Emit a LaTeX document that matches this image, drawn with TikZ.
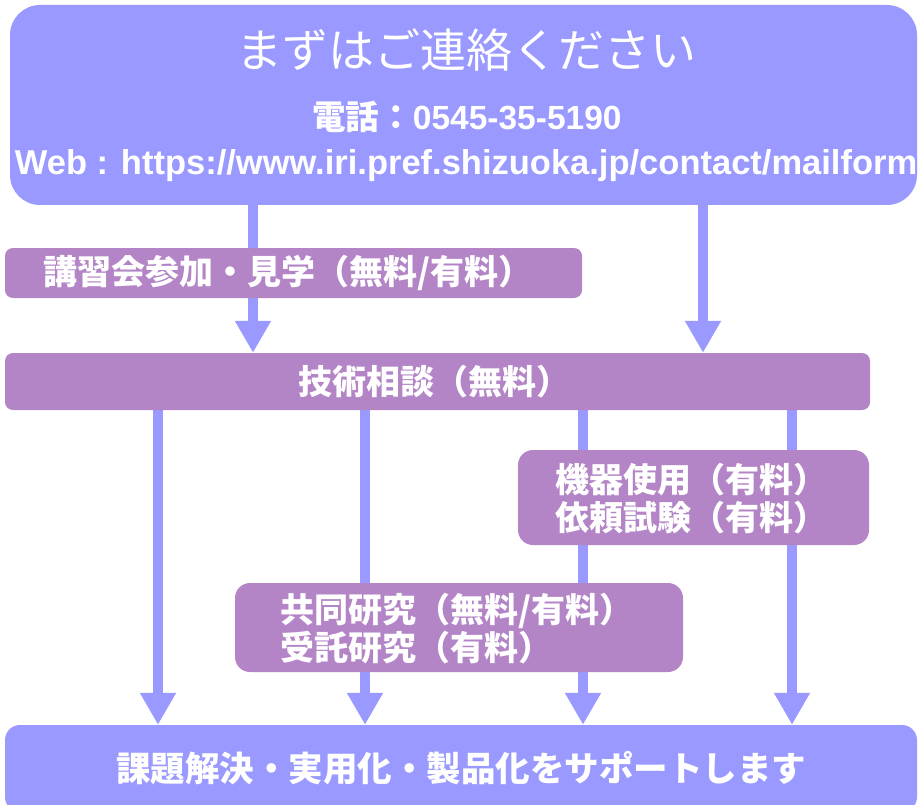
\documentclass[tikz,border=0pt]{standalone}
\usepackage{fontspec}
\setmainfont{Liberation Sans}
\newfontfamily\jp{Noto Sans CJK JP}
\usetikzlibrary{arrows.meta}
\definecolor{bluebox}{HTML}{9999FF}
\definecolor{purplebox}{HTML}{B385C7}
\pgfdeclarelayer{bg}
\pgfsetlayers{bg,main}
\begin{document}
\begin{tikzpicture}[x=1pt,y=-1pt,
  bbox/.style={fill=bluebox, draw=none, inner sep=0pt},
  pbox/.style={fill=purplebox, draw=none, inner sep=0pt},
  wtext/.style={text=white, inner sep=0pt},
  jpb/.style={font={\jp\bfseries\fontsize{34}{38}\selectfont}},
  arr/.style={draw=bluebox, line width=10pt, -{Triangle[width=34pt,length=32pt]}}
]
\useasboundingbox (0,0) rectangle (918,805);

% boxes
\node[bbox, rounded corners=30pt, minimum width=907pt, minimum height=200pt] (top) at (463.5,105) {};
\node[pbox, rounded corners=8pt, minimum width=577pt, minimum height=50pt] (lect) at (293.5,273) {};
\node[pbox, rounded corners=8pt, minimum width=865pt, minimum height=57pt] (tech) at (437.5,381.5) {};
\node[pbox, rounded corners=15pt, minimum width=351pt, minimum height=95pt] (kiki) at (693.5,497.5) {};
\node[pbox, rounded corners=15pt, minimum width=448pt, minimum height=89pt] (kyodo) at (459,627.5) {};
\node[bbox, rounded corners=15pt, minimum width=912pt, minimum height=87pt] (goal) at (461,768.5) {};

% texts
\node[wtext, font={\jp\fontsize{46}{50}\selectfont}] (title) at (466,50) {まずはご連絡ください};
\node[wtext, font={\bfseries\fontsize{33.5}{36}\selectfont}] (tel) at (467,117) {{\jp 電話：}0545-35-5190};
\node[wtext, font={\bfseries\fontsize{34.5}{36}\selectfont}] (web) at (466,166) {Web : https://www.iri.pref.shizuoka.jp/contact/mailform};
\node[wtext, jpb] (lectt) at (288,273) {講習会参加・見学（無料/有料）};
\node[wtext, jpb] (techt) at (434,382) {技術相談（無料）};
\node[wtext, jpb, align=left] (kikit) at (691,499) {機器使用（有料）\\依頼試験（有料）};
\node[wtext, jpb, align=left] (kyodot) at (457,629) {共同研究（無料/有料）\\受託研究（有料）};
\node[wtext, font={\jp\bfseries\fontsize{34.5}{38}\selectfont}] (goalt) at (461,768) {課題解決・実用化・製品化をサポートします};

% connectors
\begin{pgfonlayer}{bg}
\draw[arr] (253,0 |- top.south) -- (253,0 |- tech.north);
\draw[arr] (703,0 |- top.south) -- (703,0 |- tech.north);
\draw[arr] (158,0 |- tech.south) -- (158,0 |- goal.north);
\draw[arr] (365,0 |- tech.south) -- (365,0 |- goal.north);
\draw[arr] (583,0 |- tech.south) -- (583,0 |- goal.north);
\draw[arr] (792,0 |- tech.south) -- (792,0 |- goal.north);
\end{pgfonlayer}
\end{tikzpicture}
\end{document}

▬▬▬

» Written instruction: The material above holds pictures; copy everything else in it exactly.

» Full response:
Emit a LaTeX document that matches this image, drawn with TikZ.
\documentclass[tikz,border=0pt]{standalone}
\usepackage{fontspec}
\setmainfont{Liberation Sans}
\newfontfamily\jp{Noto Sans CJK JP}
\usetikzlibrary{arrows.meta}
\definecolor{bluebox}{HTML}{9999FF}
\definecolor{purplebox}{HTML}{B385C7}
\pgfdeclarelayer{bg}
\pgfsetlayers{bg,main}
\begin{document}
\begin{tikzpicture}[x=1pt,y=-1pt,
  bbox/.style={fill=bluebox, draw=none, inner sep=0pt},
  pbox/.style={fill=purplebox, draw=none, inner sep=0pt},
  wtext/.style={text=white, inner sep=0pt},
  jpb/.style={font={\jp\bfseries\fontsize{34}{38}\selectfont}},
  arr/.style={draw=bluebox, line width=10pt, -{Triangle[width=34pt,length=32pt]}}
]
\useasboundingbox (0,0) rectangle (918,805);

% boxes
\node[bbox, rounded corners=30pt, minimum width=907pt, minimum height=200pt] (top) at (463.5,105) {};
\node[pbox, rounded corners=8pt, minimum width=577pt, minimum height=50pt] (lect) at (293.5,273) {};
\node[pbox, rounded corners=8pt, minimum width=865pt, minimum height=57pt] (tech) at (437.5,381.5) {};
\node[pbox, rounded corners=15pt, minimum width=351pt, minimum height=95pt] (kiki) at (693.5,497.5) {};
\node[pbox, rounded corners=15pt, minimum width=448pt, minimum height=89pt] (kyodo) at (459,627.5) {};
\node[bbox, rounded corners=15pt, minimum width=912pt, minimum height=87pt] (goal) at (461,768.5) {};

% texts
\node[wtext, font={\jp\fontsize{46}{50}\selectfont}] (title) at (466,50) {まずはご連絡ください};
\node[wtext, font={\bfseries\fontsize{33.5}{36}\selectfont}] (tel) at (467,117) {{\jp 電話：}0545-35-5190};
\node[wtext, font={\bfseries\fontsize{34.5}{36}\selectfont}] (web) at (466,166) {Web : https://www.iri.pref.shizuoka.jp/contact/mailform};
\node[wtext, jpb] (lectt) at (288,273) {講習会参加・見学（無料/有料）};
\node[wtext, jpb] (techt) at (434,382) {技術相談（無料）};
\node[wtext, jpb, align=left] (kikit) at (691,499) {機器使用（有料）\\依頼試験（有料）};
\node[wtext, jpb, align=left] (kyodot) at (457,629) {共同研究（無料/有料）\\受託研究（有料）};
\node[wtext, font={\jp\bfseries\fontsize{34.5}{38}\selectfont}] (goalt) at (461,768) {課題解決・実用化・製品化をサポートします};

% connectors
\begin{pgfonlayer}{bg}
\draw[arr] (253,0 |- top.south) -- (253,0 |- tech.north);
\draw[arr] (703,0 |- top.south) -- (703,0 |- tech.north);
\draw[arr] (158,0 |- tech.south) -- (158,0 |- goal.north);
\draw[arr] (365,0 |- tech.south) -- (365,0 |- goal.north);
\draw[arr] (583,0 |- tech.south) -- (583,0 |- goal.north);
\draw[arr] (792,0 |- tech.south) -- (792,0 |- goal.north);
\end{pgfonlayer}
\end{tikzpicture}
\end{document}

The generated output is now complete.